Roald Dahl books facing censorship
Critics are accusing the British publisher of Roald Dahl’s classic children’s books of censorship after it removed colourful language from works such as “Charlie and the Chocolate Factory” and “Matilda” to make them more acceptable to modern readers.
A review of new editions of Dahl’s books now available in bookstores shows that some passages relating to weight, mental health, gender and race were altered. The changes made by Puffin Books, a division of Penguin Random House, first were reported by Britain’s Daily Telegraph newspaper.
Augustus Gloop, Charlie’s gluttonous antagonist in “Charlie and the Chocolate Factory,” which originally was published in 1964, is no longer “enormously fat,” just “enormous.” In the new edition of “Witches,” a supernatural female posing as an ordinary woman may be working as a “top scientist or running a business” instead of as a “cashier in a supermarket or typing letters for a businessman.”
Salman Rushdie is one of several literary figures to express disapproval about the changes made to the children’s books. Reacting on Twitter, the Satanic Verses author wrote on Saturday (18 February): “Roald Dahl was no angel but this is absurd censorship. Puffin Books and the Dahl estate should be ashamed.”
Comedian David Baddiel posted a screenshot of one of the changes to a passage in The Twits. Though the version republished in 2001 reads: “You can have a wonky nose and a crooked mouth and a double chin and stick-out teeth”, the new edit takes out the reference to a “double chin”. American author Michael Shellenberger also criticised the changes, deeming the edits to Dahl’s words an example of “totalitarian censorship”.
“The publisher of the books of the late Roald Dahl has made hundreds of changes to them, supposedly to make them more palatable to ‘sensitive’ audiences,” he wrote. “This is totalitarian censorship and should be broadly condemned by authors & publishers.” Another figure who has spoken out against the changes is Suzanne Nossel, the CEO of literature and human rights organisation PEN America. In a multi-tweet thread on the topic, she detailed her qualms over the changes made to Dahl’s books. “The problem with taking license to re-edit classic works is that there is no limiting principle,” one of her tweets reads. “You start out wanting to replace a word here and a word there, and end up inserting entirely new ideas (as has been done to Dahl’s work).”

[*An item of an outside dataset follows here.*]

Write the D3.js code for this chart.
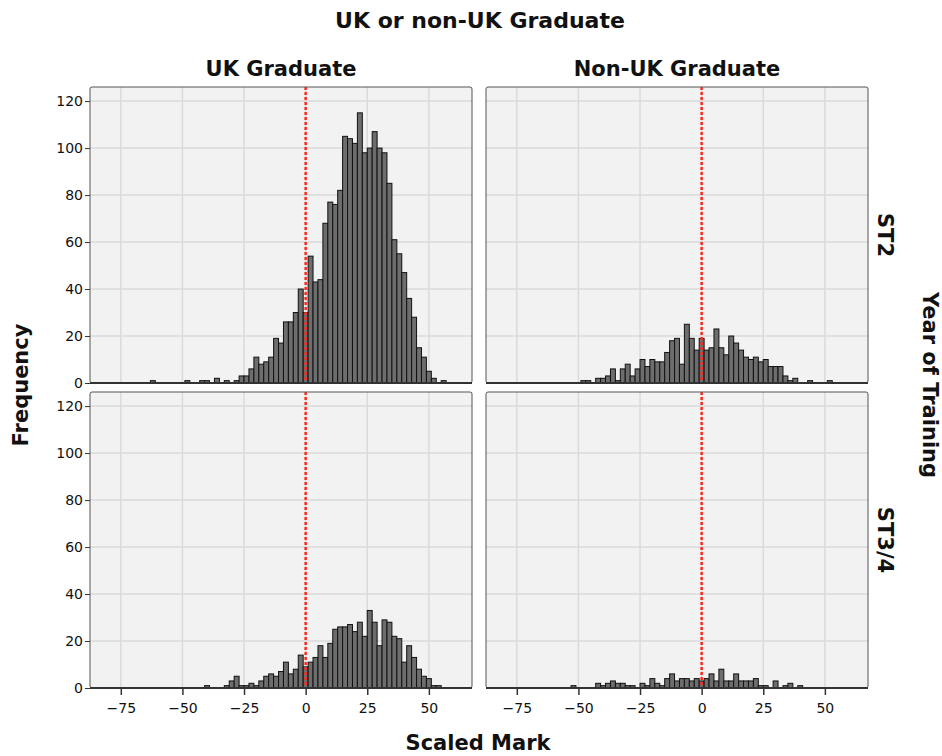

The changes to Dahl’s books mark the latest skirmish in a debate over cultural sensitivity as campaigners seek to protect young people from cultural, ethnic and gender stereotypes in literature and other media. Critics complain revisions to suit 21st century sensibilities risks undermining the genius of great artists and preventing readers from confronting the world as it is.
The Roald Dahl Story Company, which controls the rights to the books, said it worked with Puffin to review the texts because it wanted to ensure that “Dahl’s wonderful stories and characters continue to be enjoyed by all children today.”
The language was reviewed in partnership with Inclusive Minds, a collective which is working to make children’s literature more inclusive and accessible. Any changes were “small and carefully considered,” the company said.
It said the analysis started in 2020, before Netflix bought the Roald Dahl Story Company and embarked on plans to produce a new generation of films based on the author’s books.
Dahl died in 1990 at the age of 74. His books, which have sold more than 300 million copies, have been translated into 68 languages and continue to be read by children around the world.